Un filólogo imaginó a finales del XIX una carrera que no deja de crecer.

El filólogo francés Michel Bréal (1832-1915) apuraba los últimos días del verano de 1894 en la pequeña localidad suiza de Glion, a orillas del lago Lemán, cuando decidió contestar a una carta que le había escrito Pierre de Coubertin, que por aquellas fechas estaba empeñado en fundar el movimiento olímpico.
En su misiva manuscrita, fechada el 15 de septiembre de 1894, Bréal agradecía la carta que le había remitido Coubertin y al tiempo declinaba el ofrecimiento que éste le había trasladado para participar en una conferencia titulada “Los Juegos Olímpicos y la paz”. Juzgaba el filólogo más oportuno que esa intervención corriera a cargo de un conferenciante extranjero.
Las líneas de Bréal fueron escritas al galope en la habitación de un albergue, según puede leerse en la despedida, y habrían quedado como un intercambio intrascendente de no ser por un párrafo, una iluminación, una sugerencia: “Dado que usted va a Atenas, vea por tanto si se puede organizar una carrera de Maratón a Pnyx [en Atenas]. Esto tendrá un sabor antiguo. Si supiéramos el tiempo que invirtió el guerrero griego, podríamos establecer el récord. Yo, por mi parte, reclamaría el honor de ofrecer la Copa de Maratón”.
La carta de Bréal figura en la correspondencia de Pierre de Coubertin que consta en los archivos de la Fundación del Comité Olímpico Internacional (Museo Olímpico, Lausana). La versión del texto a la que aquí nos referimos –y para la que proponemos una traducción– es la recogida por Marc Décimo y Pierre Fiala en su artículo “Michel Bréal, le marathon, l’olympisme et la paix” (Mots. Les langages du politique, 2004).
Mito
“Un sabor antiguo”. La sugerencia causó fortuna y la carrera imaginada tuvo lugar en el transcurso de los primeros Juegos Olímpicos de la era moderna. El 10 de abril de 1896, nueve corredores completaron la distancia de 40 kilómetros entre Maratón y Atenas. El griego Spiridon Louis fue el primero en atravesar la línea de meta del estadio Panathinaikó. Invirtió casi tres horas. Como homenaje a su hazaña, recibió la Copa Bréal… y no volvió a competir nunca más.
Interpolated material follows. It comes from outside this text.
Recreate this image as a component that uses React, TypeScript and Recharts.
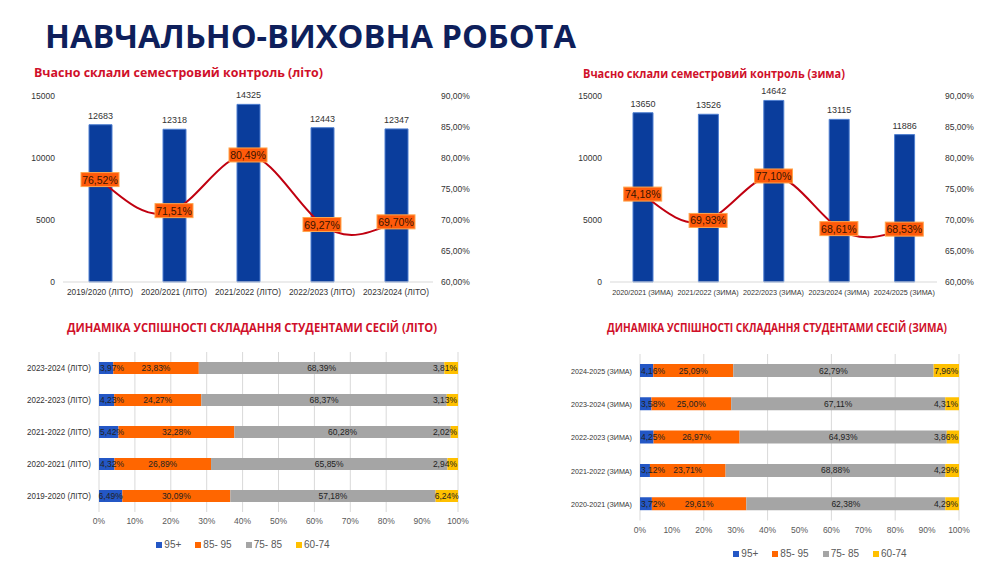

Después de aquella primera maratón olímpica moderna, la literatura sobre la carrera ha venido a matizar el mito fundacional. En realidad, parece ser que el guerrero Filípides al que se refería Bréal no fue de Maratón a Atenas para anunciar la victoria de los atenientes sobre los persas, sino de Atenas a Esparta para reclamar refuerzos –una distancia de 246 kilómetros–. Las prolijas disquisiciones al respecto incorporan referencias de Heródoto, Plutarco y Luciano, entre otros.
En todo caso, la narración que cuenta que un guerrero de la Antigua Grecia corrió sin descanso para trasladar una noticia, fuera la que fuera, es la que retomaron a finales del siglo XIX un grupo de intelectuales convencidos de que el deporte debía formar parte de un movimiento regenerador.
En aquel fin de siglo, el mar había dejado de ser un lugar inmundo para convertirse en un territorio saludable. Los trenes circulaban a velocidades que el ser humano sólo había imaginado. Las fotografías capturaban el presente desde ángulos heterodoxos. Y los cuerpos merecían una atención renovada. La reivindicación del espíritu deportivo cuajó entonces como un elemento más de los ideales del civismo republicano que luchaba por evitar los desastres que habían asolado Europa.
Y, en aquel cambio de paradigma, Michel Bréal, que contribuyó a fundar la semántica moderna, inauguró, quizá sin saberlo, un modo de correr: grupos numerosos abordando grandes distancias, atletas de largo recorrido que se suman a una tradición antigua.
Bréal, en aquel verano modernísimo de 1894 que terminó en Suiza, firmó unas líneas de consecuencias impredecibles. Garabateó el principio de algo cuyo final cuesta intuir.